Croydon Tech CIty has been a formal organisation since the beginning of 2013, but it began as an idea on Jonny’s blog in summer 2012, a year after the riots, when he was wondering how he could help in the regeneration of the borough. In Jonny’s words ‘The idea of making Croydon a “Tech City”, like the one in Shoreditch, hit me like a lightening bolt.’
Two weeks later he was holding a meeting with twenty people who liked his idea enough to make it a reality and the rest (as we say) is history. Croydon Tech City is now London’s fastest growing tech cluster, and even seems to be addressing the tech gender balance issue – women attending their monthly meetings are up from one in eight last year to one in three now. This perhaps has something to do with Sarah Luxford’s group ‘Women in Tech’ which dedicates itself to the issue.
But is Croydon Tech City only for web geeks we wondered – surely it’s a group for the tech-savvy, leaving us technophobes on the digital sidelines? Absolutely not, Jonny counters – the point of the organisation is also to make sure that non-tech people in the borough can participate. Therefore they run free monthly classes on coding, how to start a business, Agile & Scrum methodology (we had to look that one up), and have a programme for school kids too. We may have to pop along to brush up on our HTML tags.
Then we talked T-shirts…
…OK not just T-shirts, but we can’t resist an alliteration. At the beginning of the month Jonny launched a new Croydon initiative – a fashion brand for Croydon, called ‘Croydon Vs The World’. Having come across other cities’ hometown pride T-shirts, such as Detroit, Memphis, Sydney and Toronto, as well as a story how a Canadian designer set up a working T-shirt company in 24 hours, he decided Croydon needed its own fashion range too.
Jonny’s aims with Croydon Vs The World, in his words, ‘are to engender town pride and give the borough a brand that it can be proud of’. (We’re coveting the hoodie).
Jonny isn’t just involved with tech and T-shirts – a Purley man through and through, as well as a practising Christian – he started out (and still is) helping on smaller community projects for Purley, some with his church and some his own ventures. Whilst studying at Exeter University he was very much inspired by how new media and social media had revolutionised the city and he wanted something similar for Croydon.
So perhaps we have Exeter to partly thank for Jonny’s crusade on Croydon? Or maybe Detroit? From wherever the inspiration, the war of the Rose, in our book, equals a better borough.
Lastly we quizzed Jonny on Croydon…
Croydonist: A pint at Matthews Yard, the Oval or the Spread Eagle?
Jonny: A ginger beer at Matthews Yard. Always.
Croydonist: Shopping – Whitgift Centre, Centrale or the Purley Way?
Jonny: Whitgift Centre. You can find the entire spectrum of humanity there – it’s an endless source of inspiration.
Croydonist: Travel by train, tram or bus?

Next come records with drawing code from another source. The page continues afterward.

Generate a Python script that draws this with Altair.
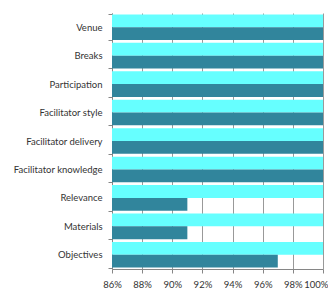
import altair as alt
import pandas as pd

categories = ["Venue", "Breaks", "Participation", "Facilitator style",
              "Facilitator delivery", "Facilitator knowledge", "Relevance",
              "Materials", "Objectives"]
series_names = ["Series 1", "Series 2"]
series1 = [1.00, 1.00, 1.00, 1.00, 1.00, 1.00, 1.00, 1.00, 1.00]
series2 = [1.00, 1.00, 1.00, 1.00, 1.00, 1.00, 0.91, 0.91, 0.97]
x_ticks = [0.86, 0.88, 0.90, 0.92, 0.94, 0.96, 0.98, 1.00]
colors = ["#66FFFF", "#31859C"]

rows = []
for c, a, b in zip(categories, series1, series2):
    rows.append({"category": c, "series": series_names[0], "value": a})
    rows.append({"category": c, "series": series_names[1], "value": b})
df = pd.DataFrame(rows)

font = "Lato"
chart = alt.Chart(df).mark_bar(clip=True).encode(
    y=alt.Y("category:N", sort=categories, title=None,
            scale=alt.Scale(paddingInner=0.1, paddingOuter=0.05),
            axis=alt.Axis(tickBand="extent", tickSize=4, tickColor="#868686",
                          domainColor="#868686", labelFont=font, labelFontSize=9.5,
                          labelColor="#333333", labelPadding=6, grid=False)),
    yOffset=alt.YOffset("series:N", sort=series_names),
    x=alt.X("value:Q", title=None,
            scale=alt.Scale(domain=[0.86, 1.0], zero=False, nice=False),
            axis=alt.Axis(values=x_ticks, format=".0%", tickSize=4,
                          tickColor="#868686", domainColor="#868686",
                          gridColor="#999999", labelFont=font, labelFontSize=9.5,
                          labelColor="#333333", labelPadding=6, labelFlush=False,
                          labelAlign={"condition": {"test": "datum.value >= 0.999", "value": "right"},
                                      "value": "center"},
                          labelOffset={"condition": {"test": "datum.value >= 0.999", "value": 5},
                                       "value": 0})),
    color=alt.Color("series:N", sort=series_names,
                    scale=alt.Scale(domain=series_names, range=colors), legend=None),
).properties(
    width=211, height=256,
    autosize=alt.AutoSizeParams(type="none"),
    padding={"left": 104, "top": 5, "right": 5, "bottom": 24},
).configure_view(stroke=None)

chart.save("out.html", embed_options={"renderer": "svg", "actions": False})
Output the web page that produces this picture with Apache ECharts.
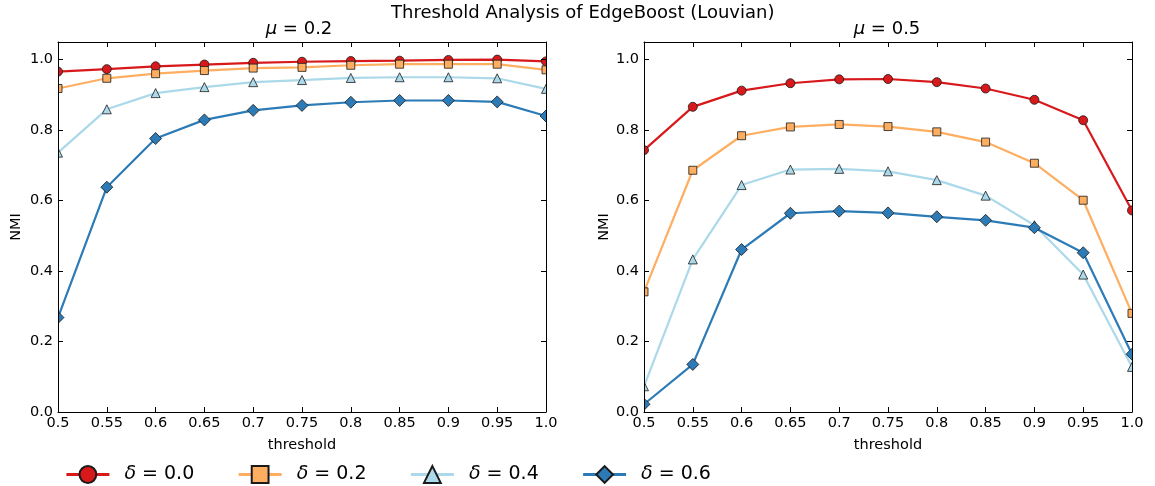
<!DOCTYPE html>
<html>
<head>
<meta charset="utf-8">
<title>Threshold Analysis of EdgeBoost (Louvian)</title>
<script src="https://cdn.jsdelivr.net/npm/echarts@6/dist/echarts.min.js"></script>
<style>
  html, body { margin: 0; padding: 0; background: #fff; }
  #chart { width: 1155px; height: 486px; }
</style>
</head>
<body>
<div id="chart"></div>
<script>
// Threshold values on the x axis
const thresholds = [0.5, 0.55, 0.6, 0.65, 0.7, 0.75, 0.8, 0.85, 0.9, 0.95, 1.0];
const xTickLabels = ['0.5', '0.55', '0.6', '0.65', '0.7', '0.75', '0.8', '0.85', '0.9', '0.95', '1.0'];
const yTickLabels = ['0.0', '0.2', '0.4', '0.6', '0.8', '1.0'];

// NMI for mu = 0.2
const mu02_d00 = [0.966, 0.973, 0.981, 0.986, 0.991, 0.994, 0.996, 0.997, 0.999, 1.000, 0.995];
const mu02_d02 = [0.918, 0.947, 0.960, 0.969, 0.976, 0.978, 0.984, 0.987, 0.987, 0.987, 0.971];
const mu02_d04 = [0.736, 0.859, 0.905, 0.922, 0.936, 0.942, 0.948, 0.950, 0.950, 0.947, 0.917];
const mu02_d06 = [0.268, 0.638, 0.776, 0.829, 0.856, 0.870, 0.879, 0.884, 0.884, 0.880, 0.840];

// NMI for mu = 0.5
const mu05_d00 = [0.743, 0.866, 0.912, 0.933, 0.944, 0.945, 0.936, 0.918, 0.886, 0.828, 0.572];
const mu05_d02 = [0.341, 0.686, 0.784, 0.809, 0.816, 0.810, 0.795, 0.766, 0.706, 0.601, 0.280];
const mu05_d04 = [0.073, 0.433, 0.644, 0.688, 0.690, 0.683, 0.658, 0.614, 0.530, 0.390, 0.128];
const mu05_d06 = [0.022, 0.135, 0.461, 0.564, 0.570, 0.565, 0.554, 0.544, 0.523, 0.452, 0.164];

const deltaNames = ['δ = 0.0', 'δ = 0.2', 'δ = 0.4', 'δ = 0.6'];
const panelTitles = ['0.2', '0.5'];

const FONT = 'DejaVu Sans';
const styles = [
  { color: '#d7191c', symbol: 'circle', size: 9 },
  { color: '#fdae61', symbol: 'rect', size: 8 },
  { color: '#abd9e9', symbol: 'triangle', size: 9 },
  { color: '#2c7bb6', symbol: 'diamond', size: 12 }
];

const grids = [
  { left: 58, top: 42, width: 488, height: 370, yNameGap: 34, titleX: 299 },
  { left: 644, top: 42, width: 488, height: 370, yNameGap: 32, titleX: 887 }
];

function xLabel(v) {
  const i = Math.round((v - 0.5) / 0.05);
  return Math.abs(v - (0.5 + i * 0.05)) < 1e-6 && xTickLabels[i] !== undefined ? xTickLabels[i] : '';
}
function yLabel(v) {
  const i = Math.round(v / 0.2);
  return Math.abs(v - i * 0.2) < 1e-6 && yTickLabels[i] !== undefined ? yTickLabels[i] : '';
}

const tickStyle = { show: true, inside: true, length: 5, lineStyle: { color: '#000', width: 1 } };
const lineStyleAxis = { show: true, onZero: false, lineStyle: { color: '#000', width: 1 } };

const xAxes = [];
const yAxes = [];
grids.forEach((g, gi) => {
  xAxes.push({
    type: 'value', gridIndex: gi, position: 'bottom', min: 0.5, max: 1.0, interval: 0.05, z: 10,
    axisLine: lineStyleAxis, axisTick: tickStyle, splitLine: { show: false },
    axisLabel: { show: true, margin: 4, color: '#000', fontFamily: FONT, fontSize: 14.5, formatter: xLabel },
    name: 'threshold', nameLocation: 'middle', nameGap: 26,
    nameTextStyle: { color: '#000', fontFamily: FONT, fontSize: 14.5 }
  });
  xAxes.push({
    type: 'value', gridIndex: gi, position: 'top', min: 0.5, max: 1.0, interval: 0.05, z: 10,
    axisLine: lineStyleAxis, axisTick: tickStyle, splitLine: { show: false }, axisLabel: { show: false }
  });
  yAxes.push({
    type: 'value', gridIndex: gi, position: 'left', min: 0, max: 1.05, interval: 0.2, z: 10,
    axisLine: lineStyleAxis, axisTick: tickStyle, splitLine: { show: false },
    axisLabel: { show: true, margin: 5, color: '#000', fontFamily: FONT, fontSize: 14.5, formatter: yLabel,
                 showMaxLabel: false },
    name: 'NMI', nameLocation: 'middle', nameGap: g.yNameGap,
    nameTextStyle: { color: '#000', fontFamily: FONT, fontSize: 14.5 }
  });
  yAxes.push({
    type: 'value', gridIndex: gi, position: 'right', min: 0, max: 1.05, interval: 0.2, z: 10,
    axisLine: lineStyleAxis, axisTick: tickStyle, splitLine: { show: false }, axisLabel: { show: false }
  });
});

const panels = [
  [mu02_d00, mu02_d02, mu02_d04, mu02_d06],
  [mu05_d00, mu05_d02, mu05_d04, mu05_d06]
];

const series = [];
panels.forEach((values, gi) => {
  values.forEach((vals, si) => {
    const st = styles[si];
    series.push({
      name: deltaNames[si],
      type: 'line',
      xAxisIndex: gi * 2,
      yAxisIndex: gi * 2,
      data: thresholds.map((t, k) => [t, vals[k]]),
      symbol: st.symbol,
      symbolSize: st.size,
      showSymbol: true,
      clip: true,
      lineStyle: { color: st.color, width: 2.2 },
      itemStyle: { color: st.color, borderColor: '#1a1a1a', borderWidth: 0.8 },
      emphasis: { disabled: true },
      z: 2
    });
  });
});

// white strips just outside each plot frame so edge markers are cut at the frame
const masks = [];
grids.forEach(g => {
  masks.push({ type: 'rect', z: 3, silent: true,
    shape: { x: g.left - 14, y: g.top - 10, width: 14, height: g.height + 20 }, style: { fill: '#fff' } });
  masks.push({ type: 'rect', z: 3, silent: true,
    shape: { x: g.left + g.width, y: g.top - 10, width: 14, height: g.height + 20 }, style: { fill: '#fff' } });
});

const option = {
  backgroundColor: '#fff',
  animation: false,
  title: [
    { text: 'Threshold Analysis of EdgeBoost (Louvian)', left: 391, top: 4, padding: 0,
      textStyle: { fontFamily: FONT, fontSize: 18, fontWeight: 'normal', color: '#000' } },
    ...panelTitles.map((p, gi) => ({
      text: '{m|μ} = ' + p,
      left: grids[gi].titleX, textAlign: 'center', top: 20, padding: 0,
      textStyle: { fontFamily: FONT, fontSize: 18, fontWeight: 'normal', color: '#000',
        rich: { m: { fontFamily: FONT, fontSize: 18, fontStyle: 'italic', color: '#000' } } }
    }))
  ],
  legend: {
    data: deltaNames,
    left: 65, top: 465, padding: 0,
    itemWidth: 43, itemHeight: 21, itemGap: 43,
    lineStyle: { width: 2.8 },
    selectedMode: false,
    formatter: name => '{d|δ}' + name.slice(1),
    textStyle: { fontFamily: FONT, fontSize: 19, color: '#000', padding: [0, 0, 0, 10],
      rich: { d: { fontFamily: FONT, fontSize: 19, fontStyle: 'italic', color: '#000' } } }
  },
  grid: grids.map(g => ({ left: g.left, top: g.top, width: g.width, height: g.height, containLabel: false })),
  xAxis: xAxes,
  yAxis: yAxes,
  graphic: masks,
  series: series
};

const chart = echarts.init(document.getElementById('chart'), null, { renderer: 'canvas' });
chart.setOption(option);
</script>
</body>
</html>
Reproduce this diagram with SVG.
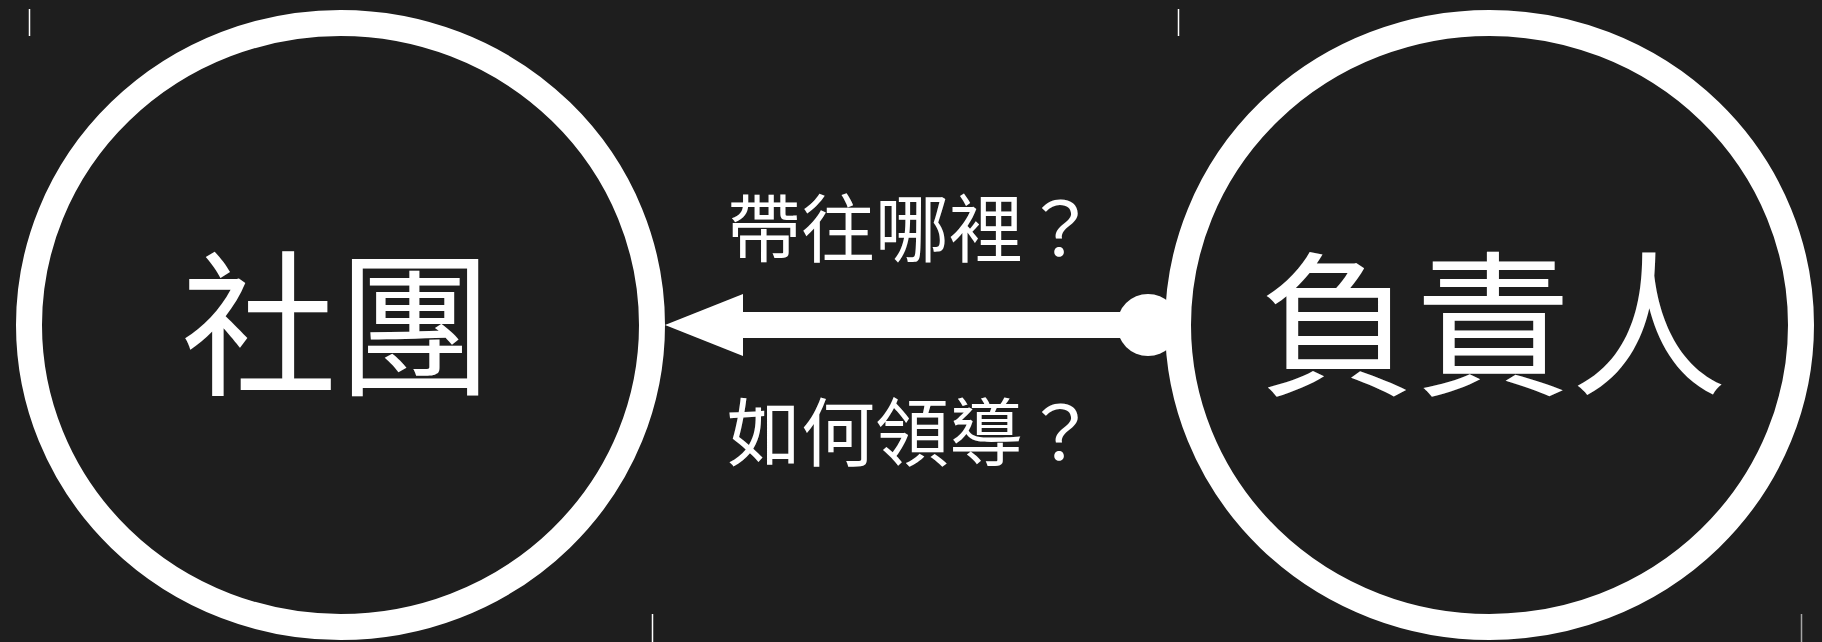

Jonny: Bus. Nothing beats the thrill of sitting on the top deck pretending that you can’t hear the teenagers and drunks committing anti-social acts in the back row.
Croydonist: A film at David Lean, Grants, Fairfield Halls, or Lost Format Society?
Jonny: Historically, Grants – but now Lost Format Society. How cool is it that Croydon now has a rooftop cinema?!
Croydonist: Dinner at Albert’s Table, Little Bay or Brasserie Vacherin.
Jonny: Whichever does the best fried chicken.